On Oct. 31, 2006, late Finance Minister Jim Flaherty proposed new rules that would eventually put an end to tax benefits from income trusts. At the time, there were upwards of 250 trusts listed on the Toronto Stock Exchange, with many offering enticing yields of 10 per cent or more. Flaherty’s move shocked investors, prompting a swift, 12 per cent selloff in the group.

At the time, the government feared a dramatic drop in tax revenue, with so many Canadian companies either converting to trusts, or mulling a switch. Royal Bank had considered doing so. And, after the country’s two leading telcos -- BCE and Telus -- announced plans to convert, the government had had enough. 

Trusts were given five years to change their structures. By 2011, many had gone private or been acquired. Some shifted back to the traditional corporate structure, like Yellow Media and Enerplus.

But 10 years later, investors seem hungry for the kinds of yields they used to receive from trusts. Two of the best-performing groups of stocks this year are the ones with the biggest dividend yields – utilities and telecoms. Jimmy Pattison, operator of this country’s largest private company, recently noted on BNN that he’d like to see long-depressed interest rates increase since there aren’t enough Canadians who are in a position to properly save for retirement.

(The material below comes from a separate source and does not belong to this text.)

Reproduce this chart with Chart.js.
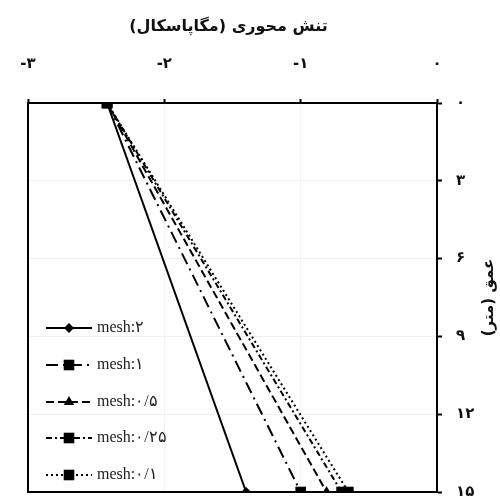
<!DOCTYPE html>
<html>
<head>
<meta charset="utf-8">
<script src="https://cdn.jsdelivr.net/npm/chart.js@4/dist/chart.umd.min.js"></script>
<style>
  html, body { margin: 0; padding: 0; background: #fff; }
  #wrap { width: 500px; height: 500px; }
</style>
</head>
<body>
<div id="wrap"><canvas id="c" width="500" height="500"></canvas></div>
<script>
// Depths (m) at which stress is sampled
const depths = [0, 15];
// Axial stress (MPa) at each depth, one array per mesh size
const mesh2 = [-2.42, -1.40];
const mesh1 = [-2.42, -1.00];
const mesh05 = [-2.42, -0.81];
const mesh025 = [-2.42, -0.70];
const mesh01 = [-2.42, -0.65];
const seriesLabels = ['mesh:۲', 'mesh:۱', 'mesh:۰/۵', 'mesh:۰/۲۵', 'mesh:۰/۱'];
const xTicks = [-3, -2, -1, 0];
const yTicks = [0, 3, 6, 9, 12, 15];
const xTitle = 'تنش محوری (مگاپاسکال)';
const yTitle = 'عمق (متر)';

const faDigits = '۰۱۲۳۴۵۶۷۸۹';
const toFa = v => String(v).replace(/[0-9]/g, d => faDigits[+d]);

const seriesValues = [mesh2, mesh1, mesh05, mesh025, mesh01];
const styles = [
  { dash: [], pointStyle: 'rectRot', radius: 5 },
  { dash: [12, 5, 2, 5], pointStyle: 'rect', radius: 7.5 },
  { dash: [8, 4], pointStyle: 'triangle', radius: 6 },
  { dash: [6, 3, 2, 3], pointStyle: 'rect', radius: 7.5 },
  { dash: [2, 3], pointStyle: 'rect', radius: 7.5 }
];

const datasets = seriesValues.map((vals, i) => ({
  label: seriesLabels[i],
  data: vals.map((v, k) => ({ x: v, y: depths[k] })),
  borderColor: '#000',
  backgroundColor: '#000',
  borderWidth: 2,
  borderDash: styles[i].dash,
  pointStyle: styles[i].pointStyle,
  pointRadius: styles[i].radius,
  pointBorderWidth: 0,
  pointBackgroundColor: '#000',
  tension: 0
}));

// Plot frame, axis titles and the in-plot legend
const decor = {
  id: 'decor',
  afterDatasetsDraw(chart) {
    const { ctx, chartArea: a } = chart;
    ctx.save();
    ctx.strokeStyle = '#000';
    ctx.lineWidth = 2;
    ctx.setLineDash([]);
    ctx.strokeRect(a.left, a.top, a.right - a.left, a.bottom - a.top);

    // top title
    ctx.fillStyle = '#111';
    ctx.font = 'bold 16px "DejaVu Sans", sans-serif';
    ctx.textAlign = 'center';
    ctx.textBaseline = 'middle';
    ctx.fillText(xTitle, (a.left + a.right) / 2 - 4, 27);

    // right title, rotated
    ctx.save();
    ctx.translate(489, (a.top + a.bottom) / 2);
    ctx.rotate(-Math.PI / 2);
    ctx.font = 'bold 15px "DejaVu Sans", sans-serif';
    ctx.fillText(yTitle, 0, 0);
    ctx.restore();

    // legend
    const x0 = 46, x1 = 92, mx = 69, tx = 97;
    const rowY = [328, 365, 402, 438, 475];
    chart.data.datasets.forEach((ds, i) => {
      const y = rowY[i];
      ctx.strokeStyle = '#000';
      ctx.lineWidth = 2;
      ctx.setLineDash(ds.borderDash);
      ctx.beginPath();
      ctx.moveTo(x0, y);
      ctx.lineTo(x1, y);
      ctx.stroke();
      ctx.setLineDash([]);
      ctx.fillStyle = '#000';
      Chart.helpers.drawPoint(ctx, {
        pointStyle: ds.pointStyle,
        radius: ds.pointRadius,
        rotation: 0,
        borderWidth: 0
      }, mx, y);
      ctx.fillStyle = '#222';
      ctx.font = '16px "Liberation Serif", "DejaVu Serif", serif';
      ctx.textAlign = 'left';
      ctx.textBaseline = 'middle';
      ctx.fillText(ds.label, tx, y);
    });
    ctx.restore();
  }
};

new Chart(document.getElementById('c'), {
  type: 'line',
  data: { datasets },
  options: {
    responsive: false,
    animation: false,
    layout: { padding: { left: 28, right: 0, top: 0, bottom: 8 } },
    plugins: { legend: { display: false }, tooltip: { enabled: false }, title: { display: false } },
    scales: {
      x: {
        type: 'linear',
        position: 'top',
        min: -3,
        max: 0,
        afterBuildTicks: s => { s.ticks = xTicks.map(v => ({ value: v })); },
        afterFit: s => { s.height = 103; s.paddingLeft = 0; s.paddingRight = 0; },
        ticks: {
          callback: v => (v < 0 ? '-' + toFa(-v) : toFa(v)),
          color: '#111',
          font: { family: '"DejaVu Sans", sans-serif', size: 15, weight: 'bold' },
          padding: 26,
          maxRotation: 0
        },
        grid: { color: '#f3f3f3', lineWidth: 1, tickLength: 4, tickColor: '#000', tickWidth: 2 },
        border: { display: true, color: '#000', width: 2 }
      },
      y: {
        type: 'linear',
        position: 'right',
        reverse: true,
        min: 0,
        max: 15,
        afterBuildTicks: s => { s.ticks = yTicks.map(v => ({ value: v })); },
        afterFit: s => { s.width = 63; s.paddingTop = 0; s.paddingBottom = 0; },
        ticks: {
          callback: v => toFa(v),
          color: '#111',
          font: { family: '"DejaVu Sans", sans-serif', size: 15, weight: 'bold' },
          padding: 14
        },
        grid: { color: '#f0f0f0', lineWidth: 1, tickLength: 5, tickColor: '#000', tickWidth: 2 },
        border: { display: true, color: '#000', width: 2 }
      }
    }
  },
  plugins: [decor]
});
</script>
</body>
</html>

In March, James Scarlett, a partner with the law firm Torys, penned a piece for the Globe and Mail, in which he suggested bringing back income trusts. Scarlett said they would give Canadian investors more high-yield options "at a time when traditional retail-debt investments are producing rates of return that are low, or even negative after tax and inflation."

Scarlett argued trusts could also breathe life into Canada's all but dried up IPO market. And with billions of dollars in infrastructure spending on the way, he said it would open the door for retail investors to gain steady returns from investments more typically reserved for pension funds.